By Fr. Roy Cimagala
THE Feast of the Holy Innocents on December 28 (cfr. Mt 2,13-18) obviously reminds us that like those martyred babies, we too can be martyred anytime as collateral victims in our life drama when we try to be consistent with our Christian faith. Therefore, we should be ready for it, strengthening our faith and love for God and others, and losing the fear of suffering and martyrdom.
The Feast also reminds us that dreams can be a very effective vehicle for God’s message to reach us. We can see this clearly in the case of the two Josephs in the Bible, one in the Old Testament and the other in the New.
In the case of Joseph, the son of Jacob, his brothers branded him as a dreamer out of envy. He told them of a dream about his sheaf of crop standing out and those of his brothers bowing down to his. Also, he dreamt of the sun, moon, and 11 stars bowing down to him, which further stirred the envy of his brothers.
This was later on realized when even Jacob and Joseph’s brothers had to bow down to him, already as a governor of Egypt who was in charge of dispensing grain during the time of famine. This part of the story of Joseph is most moving, for it shows his magnanimity and how good a person he was in spite of the grave injustice inflicted on him by his own brothers.
Somehow the Old Testament Joseph prefigures the New Testament St. Joseph. Like the former, the latter also had dreams that shaped his life. He was clarified about his vocation and mission in life through a dream. Like the former, the latter also had to go to Egypt because of the rampage of killing of the innocents.
We can only wish that we have dreams like those of the two Josephs. This should be part of our constant prayers. Even if we should not pay much attention to our dreams, since they are beyond our control, we should realize that dreams somehow play an important role in our life. They can tell us many things about ourselves, and about others also, and many other things.
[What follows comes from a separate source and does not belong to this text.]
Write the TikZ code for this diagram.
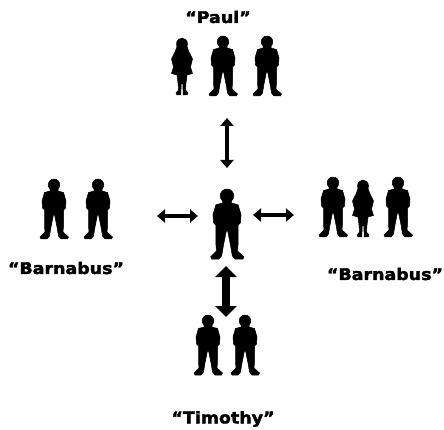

We have to know how to handle them, when to take them seriously and when not. The proper and basic attitude, I think, is not to be afraid of them and to remain calm, especially when they are distressing. We should also bring them to our prayers, always asking for a light from God.
I suppose that for this wonderful possibility of our dreams to take place, we should put ourselves in the proper condition so that our dreams can truly be channels through which God’s messages can reach us. For this, we should see to it that all throughout the day, we live a clean life, full of love and goodness to everyone. Let’s be humble and simple and yet very active in battling against the enemies of God and of our soul.
Yes, dreams can express the content of our subconscious mind and heart, our fears, hidden desires and pent-up emotions. When this is the case, it can only mean that we have to improve on our integrity and simplicity, our unity of life, resolving with the grace of God and our efforts whatever inner contradictions we harbor in our hearts, especially the tension between our spirit and our wounded flesh.
I believe that’s when our dreams can truly be an effective link between God and us!